Task description: Write out the listing from the line with "Write the seaborn" to the line with "saturation=1, ax=ax, legend=False, linewidth=0)", both lines included, exactly and nothing beyond. Leave pictures out.

Given records:

_ _ _ _

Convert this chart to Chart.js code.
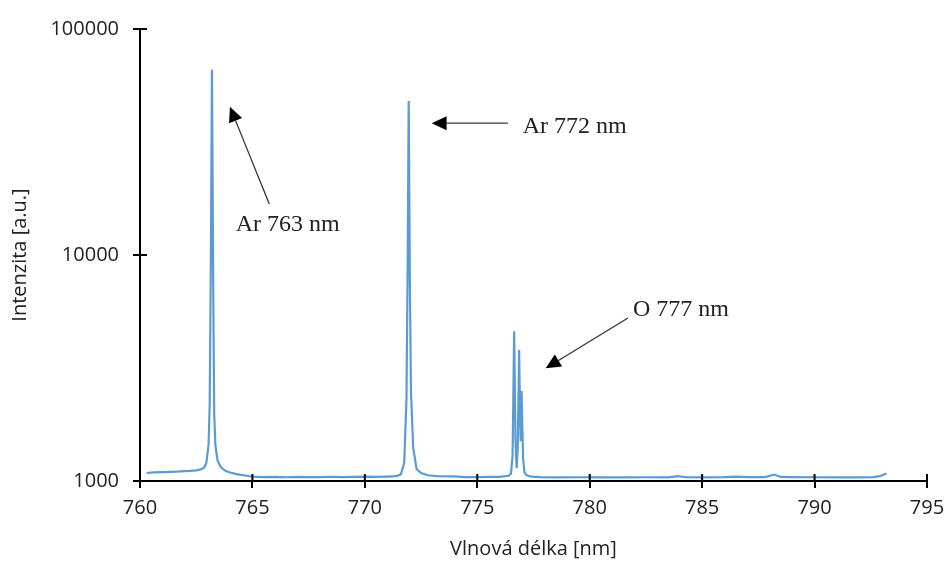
<!DOCTYPE html>
<html>
<head>
<meta charset="utf-8">
<script src="https://cdn.jsdelivr.net/npm/chart.js@4.4.0/dist/chart.umd.min.js"></script>
<style>
    body { margin: 0; background: #fff; }
    #wrap { width: 949px; height: 565px; }
</style>
</head>
<body>
<div id="wrap"><canvas id="spectrumChart" width="949" height="565"></canvas></div>
<script>
// spectrum (wavelength nm / intensity a.u.)
const wavelength = [
    760.3, 760.6, 761.0, 761.4, 761.8, 762.2, 762.5, 762.7, 762.85, 762.95,
    763.05, 763.1, 763.15, 763.2, 763.25, 763.3, 763.35, 763.45, 763.6, 763.8,
    764.0, 764.3, 764.6, 765.0, 765.5, 766.0, 766.5, 767.0, 767.5, 768.0,
    768.5, 769.0, 769.5, 770.0, 770.5, 771.0, 771.4, 771.6, 771.75, 771.85,
    771.9, 771.95, 772.0, 772.05, 772.15, 772.3, 772.5, 772.8, 773.2, 773.9,
    774.5, 775.0, 775.5, 776.0, 776.4, 776.5, 776.57, 776.64, 776.7, 776.75,
    776.8, 776.86, 776.9, 776.93, 776.97, 777.0, 777.04, 777.1, 777.2, 777.4,
    777.8, 778.5, 779.5, 780.5, 781.5, 782.5, 783.5, 783.9, 784.3, 785.0,
    786.0, 786.5, 787.0, 787.8, 788.2, 788.5, 789.0, 790.0, 791.0, 792.0,
    792.6, 792.9, 793.2
];
const intensity = [
    1085, 1092, 1095, 1098, 1102, 1108, 1115, 1125, 1145, 1200,
    1450, 2200, 9000, 66000, 9000, 2000, 1450, 1230, 1150, 1110,
    1090, 1072, 1060, 1046, 1040, 1042, 1039, 1043, 1040, 1041,
    1044, 1040, 1043, 1045, 1042, 1046, 1050, 1070, 1200, 2300,
    8000, 48000, 8000, 2500, 1400, 1130, 1085, 1060, 1050, 1048,
    1040, 1040, 1042, 1043, 1055, 1080, 1300, 4600, 1500, 1140,
    1400, 3800, 2000, 1500, 2500, 1800, 1250, 1090, 1060, 1045,
    1040, 1038, 1039, 1037, 1038, 1039, 1038, 1050, 1039, 1038,
    1041, 1046, 1040, 1040, 1068, 1042, 1040, 1039, 1038, 1038,
    1040, 1050, 1080
];
const yTicks = [1000, 10000, 100000];

// annotations: label, text anchor, arrow tail, arrow tip (data coords)
const noteLabels = ['Ar 763 nm', 'Ar 772 nm', 'O 777 nm'];
const noteText = [[764.26, 13590], [777.02, 36800], [781.92, 5715]];
const noteTail = [[765.75, 16820], [776.36, 38300], [781.70, 5260]];
const noteTip = [[764.00, 45300], [772.97, 38300], [778.04, 3154]];

const annotationPlugin = {
    id: 'arrows',
    afterDatasetsDraw(chart) {
        const { ctx, scales: { x, y } } = chart;
        ctx.save();
        ctx.font = '24px "Liberation Serif", "Times New Roman", serif';
        ctx.textBaseline = 'middle';
        noteLabels.forEach((label, i) => {
            ctx.fillStyle = '#222';
            ctx.fillText(label, x.getPixelForValue(noteText[i][0]), y.getPixelForValue(noteText[i][1]));

            const x0 = x.getPixelForValue(noteTail[i][0]);
            const y0 = y.getPixelForValue(noteTail[i][1]);
            const x1 = x.getPixelForValue(noteTip[i][0]);
            const y1 = y.getPixelForValue(noteTip[i][1]);
            const ang = Math.atan2(y1 - y0, x1 - x0);
            const headLen = 15, headW = 7;
            const bx = x1 - headLen * Math.cos(ang);
            const by = y1 - headLen * Math.sin(ang);

            ctx.strokeStyle = '#333';
            ctx.lineWidth = 1.3;
            ctx.beginPath();
            ctx.moveTo(x0, y0);
            ctx.lineTo(bx, by);
            ctx.stroke();

            ctx.fillStyle = '#000';
            ctx.beginPath();
            ctx.moveTo(x1, y1);
            ctx.lineTo(bx + headW * Math.sin(ang), by - headW * Math.cos(ang));
            ctx.lineTo(bx - headW * Math.sin(ang), by + headW * Math.cos(ang));
            ctx.closePath();
            ctx.fill();
        });
        ctx.restore();
    },
    afterDraw(chart) {
        // inner half of the crossing tick marks
        const { ctx, chartArea, scales: { x, y } } = chart;
        ctx.save();
        ctx.strokeStyle = '#000';
        ctx.lineWidth = 2;
        ctx.beginPath();
        x.ticks.forEach(t => {
            const px = x.getPixelForValue(t.value);
            ctx.moveTo(px, chartArea.bottom);
            ctx.lineTo(px, chartArea.bottom - 7);
        });
        yTicks.forEach(v => {
            const py = y.getPixelForValue(v);
            ctx.moveTo(chartArea.left, py);
            ctx.lineTo(chartArea.left + 7, py);
        });
        ctx.stroke();
        ctx.restore();
    }
};

const axisFont = { family: '"Open Sans", "Noto Sans", sans-serif', size: 20 };

new Chart(document.getElementById('spectrumChart').getContext('2d'), {
    type: 'line',
    data: {
        datasets: [{
            data: wavelength.map((w, i) => ({ x: w, y: intensity[i] })),
            borderColor: 'rgb(91, 155, 213)',
            borderWidth: 2.2,
            pointRadius: 0,
            tension: 0,
            fill: false
        }]
    },
    options: {
        responsive: false,
        animation: false,
        layout: { padding: { top: 29, right: 22, left: 0, bottom: 0 } },
        plugins: {
            legend: { display: false },
            tooltip: { enabled: false }
        },
        scales: {
            x: {
                type: 'linear',
                min: 760,
                max: 795,
                afterFit: scale => {
                    scale.height = 84;
                    scale.paddingLeft = 0;
                    scale.paddingRight = 0;
                },
                ticks: { stepSize: 5, color: '#222', font: axisFont, padding: 8, maxRotation: 0 },
                grid: { drawOnChartArea: false, tickLength: 7, color: '#000', lineWidth: 2 },
                border: { color: '#000', width: 2 },
                title: { display: true, text: 'Vlnová délka [nm]', color: '#222', font: axisFont, padding: { top: 8 } }
            },
            y: {
                type: 'logarithmic',
                min: 1000,
                max: 100000,
                afterFit: scale => { scale.width = 140; },
                afterBuildTicks: scale => { scale.ticks = yTicks.map(v => ({ value: v })); },
                ticks: { color: '#222', font: axisFont, padding: 14, callback: v => String(v) },
                grid: { drawOnChartArea: false, tickLength: 7, color: '#000', lineWidth: 2 },
                border: { color: '#000', width: 2 },
                title: { display: true, text: 'Intenzita [a.u.]', color: '#222', font: axisFont, padding: { top: 8, bottom: 0 } }
            }
        }
    },
    plugins: [annotationPlugin]
});
</script>
</body>
</html>
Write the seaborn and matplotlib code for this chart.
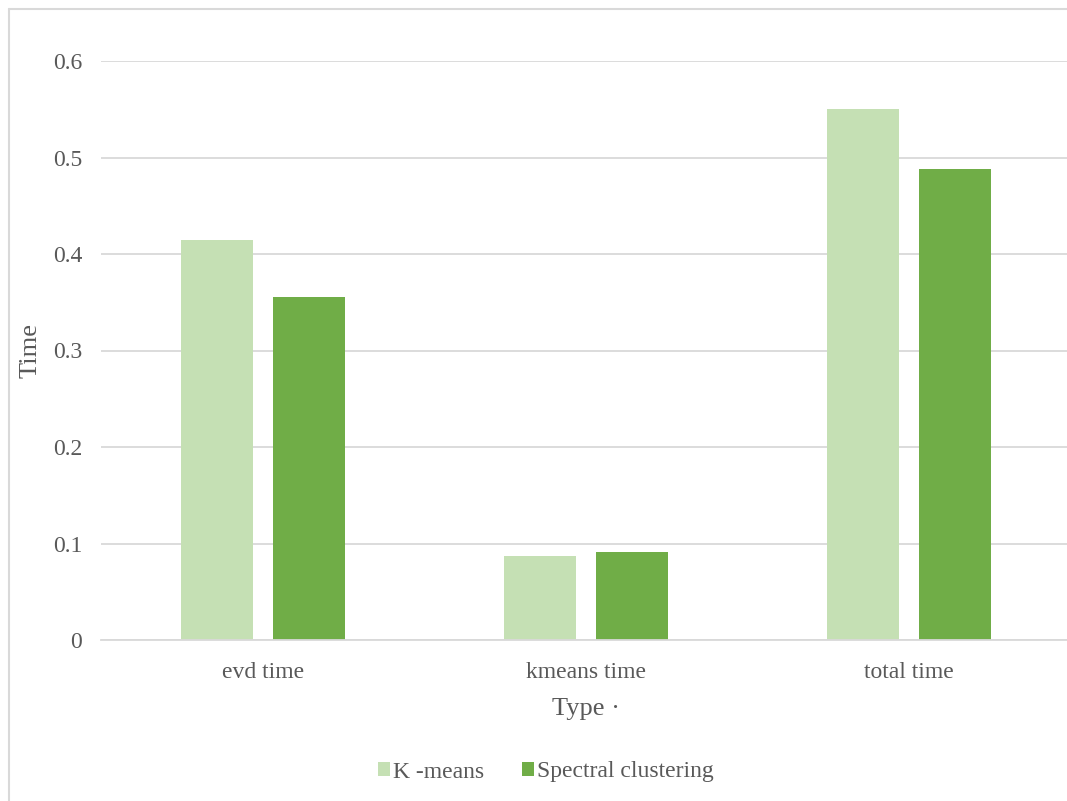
import matplotlib
matplotlib.use("Agg")
import matplotlib.pyplot as plt
import seaborn as sns
import pandas as pd
from matplotlib.lines import Line2D
from matplotlib.patches import Patch

categories = ["evd time", "kmeans time", "total time"]
series_names = ["K -means", "Spectral clustering"]
kmeans_vals = [0.415, 0.087, 0.550]
spectral_vals = [0.355, 0.091, 0.488]
yticks = [0, 0.1, 0.2, 0.3, 0.4, 0.5, 0.6]
ytick_labels = ["0", "0.1", "0.2", "0.3", "0.4", "0.5", "0.6"]
colors = ["#c5e0b4", "#70ad47"]

df = pd.DataFrame({
    "Type": categories * 2,
    "Time": kmeans_vals + spectral_vals,
    "Series": [series_names[0]] * 3 + [series_names[1]] * 3,
})

sns.set_theme(style="white")
plt.rcParams["font.family"] = ["Liberation Serif", "DejaVu Serif"]

fig = plt.figure(figsize=(10.67, 8.01), dpi=100)
W, H = 1067, 801
ax = fig.add_axes([101 / W, 1 - 640 / H, 970 / W, (640 - 61) / H])

sns.barplot(data=df, x="Type", y="Time", hue="Series", order=categories,
            hue_order=series_names, palette=colors, width=0.569, gap=0.217,
            saturation=1, ax=ax, legend=False, linewidth=0)

ax.set_ylim(0, 0.6)
ax.set_xlim(-0.5, 2.5)
ax.set_yticks(yticks)
ax.set_yticklabels(ytick_labels)
ax.yaxis.grid(True, color="#d9d9d9", linewidth=1.3)
ax.set_axisbelow(True)
for s in ["top", "right", "left"]:
    ax.spines[s].set_visible(False)
ax.spines["bottom"].set_color("#d9d9d9")
ax.spines["bottom"].set_linewidth(1.3)
ax.tick_params(axis="both", length=0, labelsize=17, colors="#595959")
ax.tick_params(axis="y", pad=13.5)
ax.tick_params(axis="x", pad=15.5)
ax.set_xlabel("Type ·", fontsize=19, color="#595959", labelpad=11)
ax.set_ylabel("Time", fontsize=19, color="#595959")
ax.yaxis.set_label_coords((31 - 101) / 970, 0.5)
ax.yaxis.label.set_verticalalignment("center")
ax.yaxis.label.set_horizontalalignment("center")

handles = [Patch(facecolor=c, edgecolor="none") for c in colors]
fig.legend(handles, series_names, loc="center", bbox_to_anchor=(546 / W, 1 - 772 / H),
           ncol=2, frameon=False, fontsize=17, labelcolor="#595959",
           handlelength=0.5, handleheight=0.5, handletextpad=0.15, columnspacing=1.6)

fig.add_artist(Line2D([8.5 / W, 8.5 / W], [0, 1 - 8.5 / H], transform=fig.transFigure,
                      color="#d9d9d9", linewidth=1.5))
fig.add_artist(Line2D([8.5 / W, 1], [1 - 8.5 / H, 1 - 8.5 / H], transform=fig.transFigure,
                      color="#d9d9d9", linewidth=1.5))

fig.savefig("out.png", dpi=100, facecolor="white")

_ _ _ _

Answer to this exercise:
Write the seaborn and matplotlib code for this chart.
import matplotlib
matplotlib.use("Agg")
import matplotlib.pyplot as plt
import seaborn as sns
import pandas as pd
from matplotlib.lines import Line2D
from matplotlib.patches import Patch

categories = ["evd time", "kmeans time", "total time"]
series_names = ["K -means", "Spectral clustering"]
kmeans_vals = [0.415, 0.087, 0.550]
spectral_vals = [0.355, 0.091, 0.488]
yticks = [0, 0.1, 0.2, 0.3, 0.4, 0.5, 0.6]
ytick_labels = ["0", "0.1", "0.2", "0.3", "0.4", "0.5", "0.6"]
colors = ["#c5e0b4", "#70ad47"]

df = pd.DataFrame({
    "Type": categories * 2,
    "Time": kmeans_vals + spectral_vals,
    "Series": [series_names[0]] * 3 + [series_names[1]] * 3,
})

sns.set_theme(style="white")
plt.rcParams["font.family"] = ["Liberation Serif", "DejaVu Serif"]

fig = plt.figure(figsize=(10.67, 8.01), dpi=100)
W, H = 1067, 801
ax = fig.add_axes([101 / W, 1 - 640 / H, 970 / W, (640 - 61) / H])

sns.barplot(data=df, x="Type", y="Time", hue="Series", order=categories,
            hue_order=series_names, palette=colors, width=0.569, gap=0.217,
            saturation=1, ax=ax, legend=False, linewidth=0)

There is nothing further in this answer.